Ah! what has he to pride in now, when he looks back upon himself? Where has fled all that comeliness which heretofore he thought embellished him? What is he but some vile reptile, which ought to shrink aside out of the light of day? This was the feeling of St. Peter, when he first gained a glimpse of the greatness of his Master, and cried out, almost beside himself, «Depart from me, for I am a sinful man, O Lord!» It was the feeling of holy Job, though he had served God for so many years, and had been so perfected in virtue, when the Almighty answered him from the whirlwind: «With the hearing of the ear I have heard Thee,» he said; «but now my eye seeth Thee; therefore I reprove myself, and do penance in dust and ashes.» So was it with Isaias, when he saw the vision of the Seraphim, and said, «Woe is me … I am a man of unclean lips, and I dwell in the midst of a people that hath unclean lips, and I have seen with my eyes the King, the Lord of Hosts.» So was it with Daniel, when, even at the sight of an Angel, sent from God, «there remained no strength in him, but the appearance of his countenance was changed in him, and {29} he fainted away, and retained no strength.» This then, my Brethren, is the reason why every son of man, whatever be his degree of holiness, whether a returning prodigal or a matured saint, says with the Publican, «O God, be merciful to me;» it is because created natures, high and low, are all on a level in the sight and in comparison of the Creator, and so all of them have one speech, and one only, whether it be the thief on the cross, Magdalen at the feast, or St. Paul before his martyrdom:—not that one of them may not have, what another has not, but that one and all have nothing but what comes from Him, and are as nothing before Him, who is all in all.
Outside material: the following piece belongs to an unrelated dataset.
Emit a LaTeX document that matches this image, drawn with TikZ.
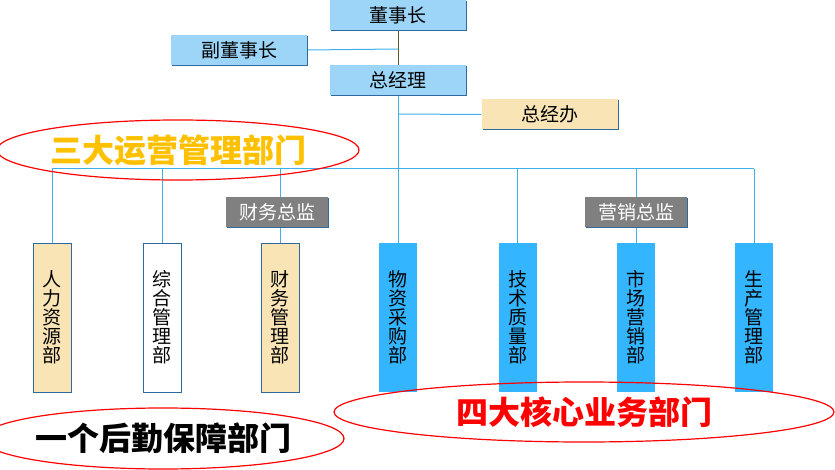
\documentclass[tikz,border=0pt]{standalone}
\usepackage{fontspec}
\setmainfont{Noto Sans CJK SC}
\usetikzlibrary{shapes.geometric,shadows,backgrounds}
\definecolor{lblue}{HTML}{9DD5F8}
\definecolor{beige}{HTML}{F9E4B5}
\definecolor{dblue}{HTML}{33B5FF}
\definecolor{shadowc}{HTML}{2E6A9E}
\definecolor{linec}{HTML}{3DB0EC}
\definecolor{olive}{HTML}{5A5A3A}
\definecolor{gold}{HTML}{FFC000}
\definecolor{grayb}{HTML}{808080}
\tikzset{
  topbox/.style={rectangle, fill=lblue, minimum width=136pt, minimum height=30pt, inner sep=0pt,
    drop shadow={shadow xshift=1pt, shadow yshift=-1pt, fill=shadowc, opacity=1},
    font=\fontsize{19}{21}\selectfont},
  offbox/.style={topbox, fill=beige},
  dirbox/.style={rectangle, fill=grayb, text=white, minimum width=102pt, minimum height=30pt, inner sep=0pt,
    drop shadow={shadow xshift=1pt, shadow yshift=-1pt, fill=shadowc, opacity=1},
    font=\fontsize{19}{21}\selectfont},
  dept/.style={rectangle, minimum width=38pt, minimum height=149pt, inner sep=0pt, align=center,
    font=\fontsize{19}{19}\selectfont},
  deptA/.style={dept, fill=beige, draw=shadowc, line width=0.8pt},
  deptW/.style={dept, fill=white, draw=shadowc, line width=0.8pt},
  deptB/.style={dept, fill=dblue},
  conn/.style={draw=linec, line width=1pt},
  ring/.style={ellipse, draw=red, line width=1.2pt, inner sep=0pt, font=\bfseries\fontsize{32}{34}\selectfont},
}
\begin{document}
\begin{tikzpicture}[x=1pt,y=-1pt]
\useasboundingbox (0,0) rectangle (835,470);
% top
\node[topbox] (dsz) at (398,15) {董事长};
\node[topbox] (fdsz) at (239,50) {副董事长};
\node[topbox] (zjl) at (398,80.5) {总经理};
\node[offbox] (zjb) at (549.5,114.5) {总经办};
% directors
\node[dirbox] (cwzj) at (277,212) {财务总监};
\node[dirbox] (yxzj) at (636,212) {营销总监};
% departments
\node[deptA] (rl) at (52,317.5) {人\\力\\资\\源\\部};
\node[deptW] (zh) at (162,317.5) {综\\合\\管\\理\\部};
\node[deptA] (cw) at (280,317.5) {财\\务\\管\\理\\部};
\node[deptB] (wz) at (398,317.5) {物\\资\\采\\购\\部};
\node[deptB] (js) at (517.5,317.5) {技\\术\\质\\量\\部};
\node[deptB] (sc) at (636,317.5) {市\\场\\营\\销\\部};
\node[deptB] (scgl) at (754,317.5) {生\\产\\管\\理\\部};
% bus coordinates
\coordinate (bl) at (52,169);
\coordinate (br) at (754,169);
\coordinate (j1) at (398,49);
\coordinate (j2) at (398,114);
\coordinate (bz) at (162,169);
\coordinate (bc) at (280,169);
\coordinate (bj) at (517.5,169);
\coordinate (bs) at (636,169);
\begin{scope}[on background layer]
\draw[olive, line width=1pt] (dsz.south) -- (zjl.north);
\draw[conn] (fdsz.east) -- (j1);
\draw[conn] (zjl.south) -- (wz.north);
\draw[conn] (j2) -- (zjb.west);
\draw[conn] (bl) -- (br);
\draw[conn] (bl) -- (rl.north);
\draw[conn] (bz) -- (zh.north);
\draw[conn] (bc) -- (cw.north);
\draw[conn] (bj) -- (js.north);
\draw[conn] (bs) -- (sc.north);
\draw[conn] (br) -- (scgl.north);
\end{scope}
% rings
\node[ring, text=gold, minimum width=324pt, minimum height=60pt] (t1) at (178,150) {三大运营管理部门};
\node[ring, text=black, minimum width=323pt, minimum height=61pt] (t2) at (163,438.5) {一个后勤保障部门};
\node[ring, text=red, minimum width=500pt, minimum height=60pt] (t3) at (584,412) {四大核心业务部门};
\end{tikzpicture}
\end{document}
For us, my dear Brethren, whose duties lie in this seat of learning and science, may we never be carried away by any undue fondness for any human branch of study, so as to be forgetful that our true wisdom, and nobility, and strength, consist in the knowledge of Almighty God. Nature and man are our studies, but God is higher than all. It is easy to
lose Him in His works. It is easy to become over-attached to our own pursuit, to substitute it for religion, and to make it the fuel of pride. Our secular attainments will avail us nothing, if they be not subordinate to religion. The knowledge of the sun, moon, and stars, of the earth and its three kingdoms, of the classics, or of history, will never bring us to heaven. We may «thank God,» that we are not as the illiterate and the dull; and those whom we despise, if they do but know how to ask mercy of Him, know what is very much more to the purpose of getting {30} to heaven, than all our letters and all our science. Let this be the spirit in which we end our session. Let us thank Him for all that He has done for us, for what He is doing by us; but let nothing that we know or that we can do, keep us from a personal, individual adoption of the great Apostle’s words, «Christ Jesus came into this world to save sinners, of whom I am the chief.»
(10th Sunday after Pentecost, 1856. Preached in the University Church, Dublin.)